The Weekly Standard attempts to redefine the term “protest”:
They’re not protests. They’re suicide-riots.
On Monday President Donald Trump fulfilled his campaign promise to move the United States embassy in Israel to the country’s capital, Jerusalem. As usual, the American and European media’s coverage interpreted the event in the worst possible light for the nation of Israel. One learns very little from our mainstream news sources about what the move may mean for the nations primarily concerned—Israel and the United States—but a great deal about the Palestinian “protests” happening along Israel’s southern border with Gaza: Headlines in the New York Times and Washington Post proclaimed (misleadingly) “Israel Kills Dozens and Wounds 1700 at Gaza Border” and “Over 50 Killed in Gaza Protests as U.S. Opens Embassy in Jerusalem.”

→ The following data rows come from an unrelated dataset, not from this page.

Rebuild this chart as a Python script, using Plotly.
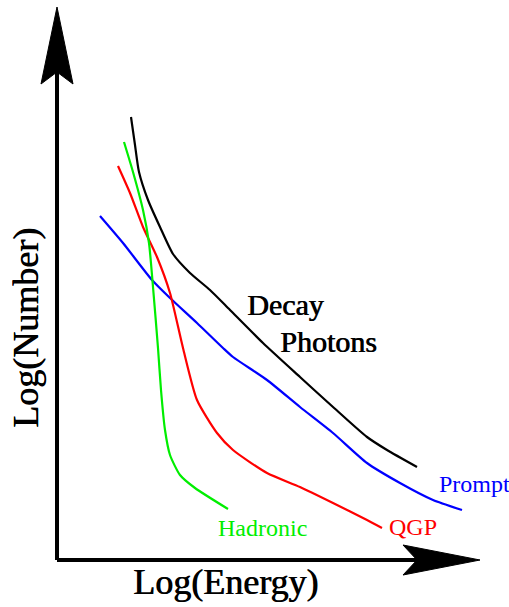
import plotly.graph_objects as go

# Schematic curves (arbitrary log units)
decay_x = [131, 135, 139, 148, 160, 173, 190, 210, 230, 263, 300, 333, 367, 387, 417]
decay_y = [490, 462, 435, 407, 380, 353, 334, 317, 297, 264, 230, 200, 170, 157, 140]

prompt_x = [100, 123, 152, 170, 197, 223, 233, 267, 300, 333, 367, 400, 433, 462]
prompt_y = [391, 364, 327, 309, 284, 259, 250, 227, 200, 174, 144, 124, 107, 97]

qgp_x = [118, 130, 143, 157, 170, 183, 197, 217, 233, 267, 300, 333, 367, 382]
qgp_y = [441, 414, 380, 350, 314, 259, 207, 174, 157, 134, 120, 104, 87, 79]

had_x = [124, 133, 143, 149, 153, 158, 161, 165, 170, 180, 195, 228]
had_y = [465, 435, 397, 364, 320, 259, 217, 177, 152, 132, 119, 98]

SERIF = "Liberation Serif"

fig = go.Figure()
for xs, ys, c in [(decay_x, decay_y, "black"), (prompt_x, prompt_y, "#0000ff"),
                  (qgp_x, qgp_y, "#ff0000"), (had_x, had_y, "#00ee00")]:
    fig.add_trace(go.Scatter(x=xs, y=ys, mode="lines",
                             line=dict(color=c, width=2.2, shape="spline", smoothing=0.6),
                             hoverinfo="skip", showlegend=False))

# axis arrows
fig.add_shape(type="line", x0=57, y0=47, x1=57, y1=535, line=dict(color="black", width=4))
fig.add_shape(type="line", x0=57, y0=47, x1=417, y1=47, line=dict(color="black", width=4))
fig.add_shape(type="path", path="M 57 600 L 73 523 L 57 535 L 41 523 Z",
              fillcolor="black", line=dict(color="black", width=1))
fig.add_shape(type="path", path="M 480 47 L 403 62 L 417 47 L 403 32 Z",
              fillcolor="black", line=dict(color="black", width=1))

def txt(x, y, s, size, color, angle=0, heavy=False):
    f = dict(family=SERIF, size=size, color=color)
    if heavy:
        f["shadow"] = "0.7px 0px 0px " + color
    fig.add_annotation(x=x, y=y, text=s, showarrow=False, textangle=angle,
                       font=f, xanchor="center", yanchor="middle")

txt(225, 25, "Log(Energy)", 36, "black", heavy=True)
txt(26, 279, "Log(Number)", 36, "black", -90, heavy=True)
txt(285, 303, "Decay", 30, "black", heavy=True)
txt(328, 266, "Photons", 30, "black", heavy=True)
txt(474, 123, "Prompt", 24, "#0000ff")
txt(413, 80, "QGP", 24, "#ff0000")
txt(262, 79, "Hadronic", 24, "#00ee00")

fig.update_layout(width=509, height=607, margin=dict(l=0, r=0, t=0, b=0),
                  plot_bgcolor="white", paper_bgcolor="white",
                  xaxis=dict(range=[0, 509], visible=False, fixedrange=True),
                  yaxis=dict(range=[0, 607], visible=False, fixedrange=True))
fig.write_html("out.html", config={"displayModeBar": False},
               post_script="document.body.style.margin='0px';document.body.style.overflow='hidden';")
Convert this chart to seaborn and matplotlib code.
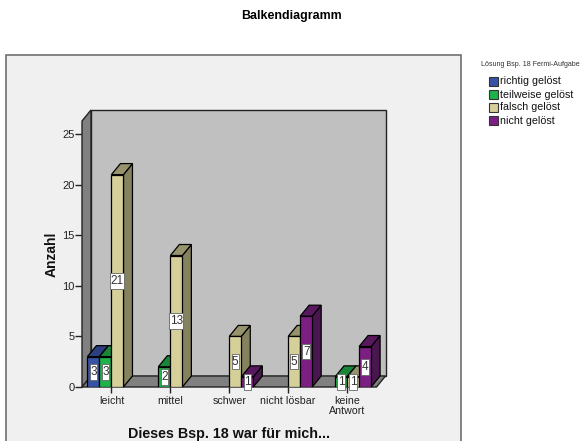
import numpy as np
import pandas as pd
import matplotlib
matplotlib.use('Agg')
import matplotlib.pyplot as plt
from matplotlib.patches import Polygon, Rectangle
import seaborn as sns

categories = ['leicht', 'mittel', 'schwer', 'nicht lösbar', 'keine\nAntwort']
series_names = ['richtig gelöst', 'teilweise gelöst', 'falsch gelöst', 'nicht gelöst']
richtig = [3, np.nan, np.nan, np.nan, np.nan]
teilweise = [3, 2, np.nan, np.nan, 1]
falsch = [21, 13, 5, 5, 1]
nicht = [np.nan, np.nan, 1, 7, 4]
colors = ['#3953a4', '#21b14b', '#d5cf9a', '#7b1f82']
side_colors = ['#27396f', '#177a33', '#85825f', '#4a164f']
top_colors = ['#2c3f7f', '#1a8539', '#97936c', '#58195e']

W, H = 584, 441
sns.set_theme(style='white')
plt.rcParams['font.family'] = ['Liberation Sans', 'DejaVu Sans']

df = pd.DataFrame({'Kategorie': categories * 4,
                   'Lösung': np.repeat(series_names, 5),
                   'Anzahl': richtig + teilweise + falsch + nicht})

fig = plt.figure(figsize=(W / 100, H / 100), dpi=100, facecolor='white')

# grey chart frame behind everything
fig.patches.append(Rectangle((6 / W, -0.01), 455 / W, (H - 55) / H + 0.01, transform=fig.transFigure,
                             facecolor='#f0f0f0', edgecolor='#707070', lw=1.2, zorder=-1))

ax = fig.add_axes([82 / W, (H - 387) / H, 294.5 / W, 266 / H])
ax.patch.set_visible(False)
sns.barplot(data=df, x='Kategorie', y='Anzahl', hue='Lösung', palette=colors, width=0.816,
            gap=0, saturation=1, edgecolor='black', linewidth=0.9, legend=False, zorder=5, ax=ax)
ax.set_xlim(-0.5, 4.5)
ax.set_ylim(0, 26.3)

# pixels to data units
px_x = 1 / 58.9
px_y = 1 / 10.1
# depth of the fake 3d
dx = 9 * px_x
dy = 11 * px_y

# walls and floor
wall = dict(edgecolor='#222222', lw=1, clip_on=False, zorder=1)
ax.add_patch(Polygon([(-0.5 + dx, dy), (4.5 + dx, dy), (4.5 + dx, 26.3 + dy), (-0.5 + dx, 26.3 + dy)],
                     facecolor='#c0c0c0', **wall))
ax.add_patch(Polygon([(-0.5, 0), (-0.5 + dx, dy), (-0.5 + dx, 26.3 + dy), (-0.5, 26.3)],
                     facecolor='#808080', **wall))
ax.add_patch(Polygon([(-0.5, 0), (4.5, 0), (4.5 + dx, dy), (-0.5 + dx, dy)],
                     facecolor='#808080', **wall))

# side and top of each bar, painted left to right so the right neighbour hides them
bars = [b for b in ax.patches if isinstance(b, Rectangle) and b.get_height() > 0]
bars = sorted(bars, key=lambda b: b.get_x())
for k, b in enumerate(bars):
    x0, x1, h = b.get_x(), b.get_x() + b.get_width(), b.get_height()
    i = colors.index(matplotlib.colors.to_hex(b.get_facecolor()))
    z = 2 + k * 0.1
    b.set_zorder(z + 0.05)
    face = dict(edgecolor='black', lw=0.9, clip_on=False, zorder=z)
    ax.add_patch(Polygon([(x1, 0), (x1 + dx, dy), (x1 + dx, h + dy), (x1, h)],
                         facecolor=side_colors[i], **face))
    ax.add_patch(Polygon([(x0, h), (x1, h), (x1 + dx, h + dy), (x0 + dx, h + dy)],
                         facecolor=top_colors[i], **face))
    # narrow white value box, wider for two digits
    label = '%d' % h
    bw = (7.5 if len(label) == 1 else 14) * px_x
    bh = 15.5 * px_y
    xc = (x0 + x1) / 2
    ax.add_patch(Rectangle((xc - bw / 2, h / 2 - bh / 2), bw, bh, facecolor='white', edgecolor='#666666',
                           lw=0.6, clip_on=False, zorder=9))
    ax.text(xc, h / 2, label, ha='center', va='center', fontsize=8.5, color='#333333', zorder=10)

ax.set_yticks([0, 5, 10, 15, 20, 25])
ax.tick_params(axis='y', length=5, width=1, color='#222222', labelsize=8, labelcolor='#222222',
               left=True, pad=0.5)
ax.tick_params(axis='x', length=4.5, width=1, color='#222222', labelsize=7.7, labelcolor='#222222',
               bottom=True, pad=2, direction='out')
ax.set_xticks(range(5))
ax.set_xticklabels(categories, linespacing=1.0)
ax.set_xlabel('')
ax.set_ylabel('')
sns.despine(ax=ax, left=True, bottom=True)

fig.text(291 / W, 1 - 16 / H, 'Balkendiagramm', ha='center', va='center', fontsize=8.9, fontweight='bold', color='black')
fig.text(229 / W, 1 - 434 / H, 'Dieses Bsp. 18 war für mich...', ha='center', va='center', fontsize=10.3,
         fontweight='bold', color='#111111')
fig.text(52 / W, 1 - 254 / H, 'Anzahl', ha='center', va='center', rotation=90, fontsize=10,
         fontweight='bold', color='#111111')

# legend drawn by hand like the SPSS one
fig.text(481 / W, 1 - 65 / H, 'Lösung Bsp. 18 Fermi-Aufgabe', ha='left', va='center', fontsize=5.1, color='#333333')
for i, name in enumerate(series_names):
    y = 81.5 + i * 13
    fig.patches.append(Rectangle((489 / W, 1 - (y + 4.5) / H), 9 / W, 9 / H, transform=fig.transFigure,
                                 facecolor=colors[i], edgecolor='#333333', lw=0.8))
    fig.text(500 / W, 1 - y / H, name, ha='left', va='center', fontsize=7.7, color='#111111')

fig.savefig('out.png', dpi=100)
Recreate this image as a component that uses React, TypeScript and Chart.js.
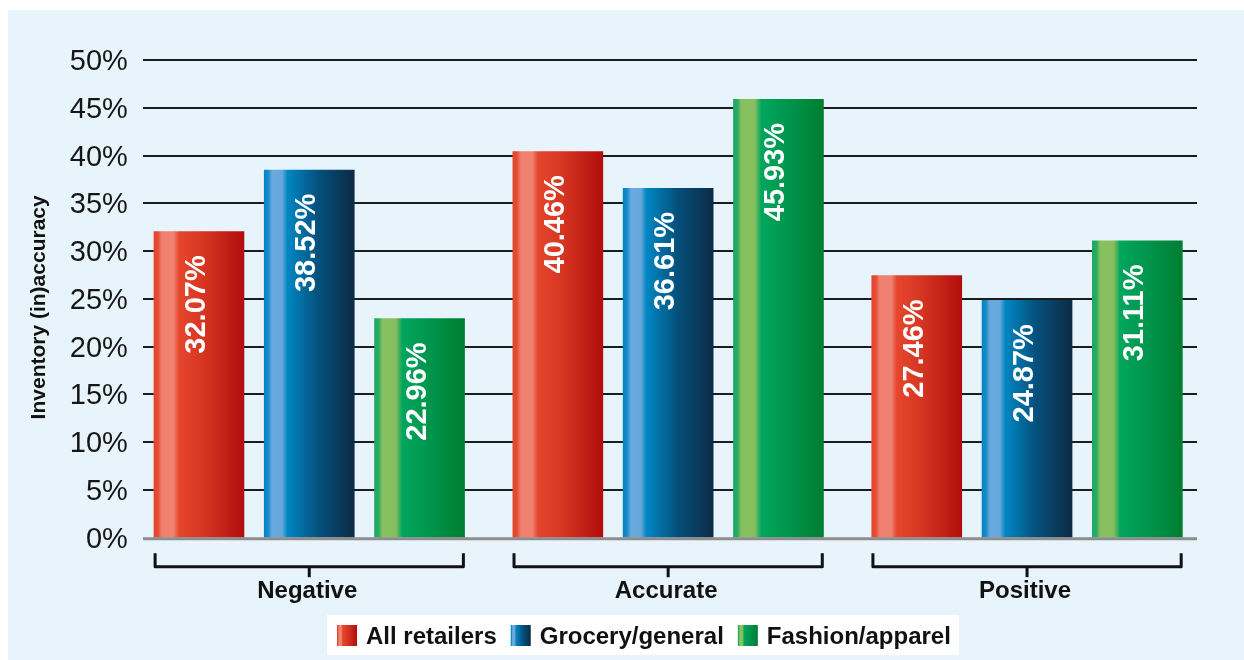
import React, { useEffect, useRef } from 'react';
import { Chart, registerables } from 'chart.js';

Chart.register(...registerables);

// ---- Data ----
const categories = ['Negative', 'Accurate', 'Positive'];
const seriesNames = ['All retailers', 'Grocery/general', 'Fashion/apparel'];
const allRetailers = [32.07, 40.46, 27.46];
const groceryGeneral = [38.52, 36.61, 24.87];
const fashionApparel = [22.96, 45.93, 31.11];
const yTicks = [0, 5, 10, 15, 20, 25, 30, 35, 40, 45, 50];
const yAxisTitle = 'Inventory (in)accuracy';

const seriesData = [allRetailers, groceryGeneral, fashionApparel];

// ---- Styles ----
const FONT = '"Liberation Sans", Arial, Helvetica, sans-serif';
const CAT_PCT = 0.922;
const BAR_PCT = 0.822;

type Stop = [number, string];
const gradientStops: Stop[][] = [
  [[0, '#e4452d'], [0.05, '#e64b34'], [0.09, '#f0806f'], [0.22, '#ef8272'], [0.28, '#e6462c'], [0.55, '#d63522'], [1, '#b20d0c']],
  [[0, '#0083c3'], [0.05, '#1a8ccb'], [0.09, '#6aaade'], [0.2, '#66a8dc'], [0.26, '#0087c3'], [0.6, '#05507c'], [1, '#0c2b45']],
  [[0, '#1ba766'], [0.05, '#2aac62'], [0.09, '#88c060'], [0.24, '#88bf5e'], [0.31, '#00a65e'], [0.6, '#00954c'], [1, '#007e32']],
];
const solidColors = ['#d63522', '#05507c', '#00954c'];

function makeGradient(ctx: CanvasRenderingContext2D, x0: number, x1: number, stops: Stop[]) {
  const g = ctx.createLinearGradient(x0, 0, x1, 0);
  stops.forEach(([o, c]) => g.addColorStop(o, c));
  return g;
}

function barFill(c: any, i: number) {
  const chart = c.chart;
  const xs = chart.scales && chart.scales.x;
  if (c.type !== 'data' || !xs || !chart.chartArea) return solidColors[i];
  const catW = (xs.right - xs.left) / categories.length;
  const slot = (catW * CAT_PCT) / seriesNames.length;
  const w = slot * BAR_PCT;
  const cx = xs.getPixelForValue(c.dataIndex) + (c.datasetIndex - 1) * slot;
  return makeGradient(chart.ctx, cx - w / 2, cx + w / 2, gradientStops[i]);
}

const decorPlugin = {
  id: 'decor',
  beforeDatasetsDraw(chart: any) {
    const { ctx, chartArea } = chart;
    const y = chart.scales.y;
    const gx0 = chartArea.left + 13.2;
    const gx1 = chartArea.right - 9.5;
    ctx.save();
    ctx.strokeStyle = '#1c1c1c';
    ctx.lineWidth = 2;
    yTicks.forEach((v) => {
      if (v === 0) return;
      const py = Math.round(y.getPixelForValue(v));
      ctx.beginPath();
      ctx.moveTo(gx0, py);
      ctx.lineTo(gx1, py);
      ctx.stroke();
    });
    ctx.restore();
  },
  afterDatasetsDraw(chart: any) {
    const { ctx, chartArea } = chart;
    const y = chart.scales.y;
    const x = chart.scales.x;
    const gx0 = chartArea.left + 13.2;
    const gx1 = chartArea.right - 9.5;
    const y0 = y.getPixelForValue(0);
    ctx.save();

    // zero axis line
    ctx.strokeStyle = '#8d8d8d';
    ctx.lineWidth = 3;
    ctx.beginPath();
    ctx.moveTo(gx0, y0 + 1);
    ctx.lineTo(gx1, y0 + 1);
    ctx.stroke();

    // value labels
    ctx.fillStyle = '#ffffff';
    ctx.font = `bold 29px ${FONT}`;
    ctx.textAlign = 'right';
    ctx.textBaseline = 'alphabetic';
    seriesData.forEach((arr, di) => {
      const meta = chart.getDatasetMeta(di);
      meta.data.forEach((el: any, idx: number) => {
        ctx.save();
        ctx.translate(el.x + 6, el.y + 24);
        ctx.rotate(-Math.PI / 2);
        ctx.fillText(arr[idx].toFixed(2) + '%', 0, 0);
        ctx.restore();
      });
    });

    // brackets + category labels
    const first = chart.getDatasetMeta(0);
    const last = chart.getDatasetMeta(seriesNames.length - 1);
    ctx.strokeStyle = '#111111';
    ctx.lineWidth = 3;
    ctx.lineJoin = 'round';
    ctx.fillStyle = '#111111';
    ctx.font = `bold 24px ${FONT}`;
    ctx.textAlign = 'center';
    categories.forEach((cat, i) => {
      const a: any = first.data[i];
      const b: any = last.data[i];
      const left = a.x - a.width / 2 + 1.5;
      const right = b.x + b.width / 2 - 1.5;
      const cx = x.getPixelForValue(i);
      const top = y0 + 15.5;
      const mid = y0 + 29;
      ctx.beginPath();
      ctx.moveTo(left, top);
      ctx.lineTo(left, mid);
      ctx.lineTo(right, mid);
      ctx.lineTo(right, top);
      ctx.stroke();
      ctx.beginPath();
      ctx.moveTo(cx, mid);
      ctx.lineTo(cx, y0 + 39.5);
      ctx.stroke();
      ctx.fillText(cat, cx - 2, y0 + 60.5);
    });

    // y axis title
    ctx.save();
    ctx.font = `bold 21px ${FONT}`;
    ctx.fillStyle = '#111111';
    ctx.textAlign = 'center';
    ctx.textBaseline = 'alphabetic';
    ctx.translate(45, (chartArea.top + chartArea.bottom) / 2 + 8.5);
    ctx.rotate(-Math.PI / 2);
    ctx.fillText(yAxisTitle, 0, 0);
    ctx.restore();

    // legend
    ctx.font = `bold 24px ${FONT}`;
    ctx.textAlign = 'left';
    ctx.textBaseline = 'alphabetic';
    const widths = seriesNames.map((n) => ctx.measureText(n).width);
    const sw = 20, gapST = 9, gapItem = 14, padL = 10, padR = 8;
    const total = padL + widths.reduce((s, w) => s + sw + gapST + w, 0) + gapItem * (seriesNames.length - 1) + padR;
    const lx0 = 327;
    const ly0 = 615;
    const lh = 40;
    ctx.fillStyle = '#ffffff';
    ctx.fillRect(lx0, ly0, total, lh);
    let cur = lx0 + padL;
    seriesNames.forEach((n, i) => {
      ctx.fillStyle = makeGradient(ctx, cur, cur + sw, gradientStops[i]);
      ctx.fillRect(cur, ly0 + 10, sw, 21);
      cur += sw + gapST;
      ctx.fillStyle = '#111111';
      ctx.fillText(n, cur, ly0 + 28.5);
      cur += widths[i] + gapItem;
    });

    ctx.restore();
  },
};

export default function App() {
  const ref = useRef<HTMLCanvasElement>(null);
  useEffect(() => {
    document.body.style.margin = '0';
    const canvas = ref.current!;
    const chart = new Chart(canvas, {
      type: 'bar',
      data: {
        labels: categories,
        datasets: seriesData.map((d, i) => ({
          label: seriesNames[i],
          data: d,
          backgroundColor: (c: any) => barFill(c, i),
          borderWidth: 0,
          categoryPercentage: CAT_PCT,
          barPercentage: BAR_PCT,
        })),
      },
      options: {
        responsive: false,
        animation: false,
        devicePixelRatio: 1,
        layout: { padding: { left: 0, right: 37.5, top: 60, bottom: 122.3 } },
        plugins: { legend: { display: false }, tooltip: { enabled: false } },
        scales: {
          x: { display: false, grid: { display: false } },
          y: {
            min: 0,
            max: 50,
            afterFit: (s: any) => {
              s.width = 129.8;
            },
            afterBuildTicks: (s: any) => {
              s.ticks = yTicks.map((v) => ({ value: v }));
            },
            grid: { display: false, drawTicks: false },
            border: { display: false },
            ticks: {
              padding: 2,
              labelOffset: 2,
              callback: (v: any) => v + '%',
              font: { family: FONT, size: 29 },
              color: '#161616',
            },
          },
        },
      } as any,
      plugins: [decorPlugin as any],
    });
    return () => chart.destroy();
  }, []);
  return (
    <div style={{ position: 'relative', width: 1244, height: 660, background: '#ffffff', overflow: 'hidden' }}>
      <div style={{ position: 'absolute', left: 8, top: 10, right: 0, bottom: 0, background: '#e8f4fc' }} />
      <canvas ref={ref} width={1244} height={660} style={{ position: 'absolute', left: 0, top: 0 }} />
    </div>
  );
}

We put the word “protests” in quotation marks advisedly. In ordinary English usage, a protest is a collective action or gesture meant to bring pressure on a government or corporate entity. The Gaza “protests” are meant to bring pressure on Israel, but they’re intended mainly to kill and maim both Israelis and the Palestinian “protesters” themselves.
These demonstrations would be better described as suicide-riots. For nearly two months, Hamas and other militant factions have been encouraging young Palestinian men to storm the fence separating Gaza from Israel. The rioters cut holes in the fence, charge Israeli guards with crude weapons like axes, and lob fire bombs over the wall in attempts to set Israeli fields on fire. Hamas has pledged to massacre those on the other side of the fence, and these riots are expressions of that intention. Israeli defense forces are obliged to respond with force. An axe-clutching Palestinian insanely charging into Israeli territory isn’t a “protester” but a combatant and a terrorist. The fact that he doesn’t expect to prevail against the might of the Israel Defense Forces—he is in essence on a suicide mission—doesn’t somehow oblige Israeli soldiers not to use force to stop him. The Israelis have no choice but to fire back, and they do, often with deadly results.
If the Gaza protests are intended mainly to kill and maim Israelis, they are making an incredibly ineffective job of it, given the lack of Israeli casualties. On the other hand, these “suicide-riots” are proving to be very effective at bringing political pressure on the Israeli government from a broad global spectrum.
The Turks have expelled the Israeli ambassador. China has expressed serious concern. Russia has condemned the “indiscriminate” nature of the thousands of shootings. The UK government has urged restraint. These protests may be suicidal, but they are absolutely and without question protests, and to the extent their objective is to put international pressure on the Israeli government, they are successful.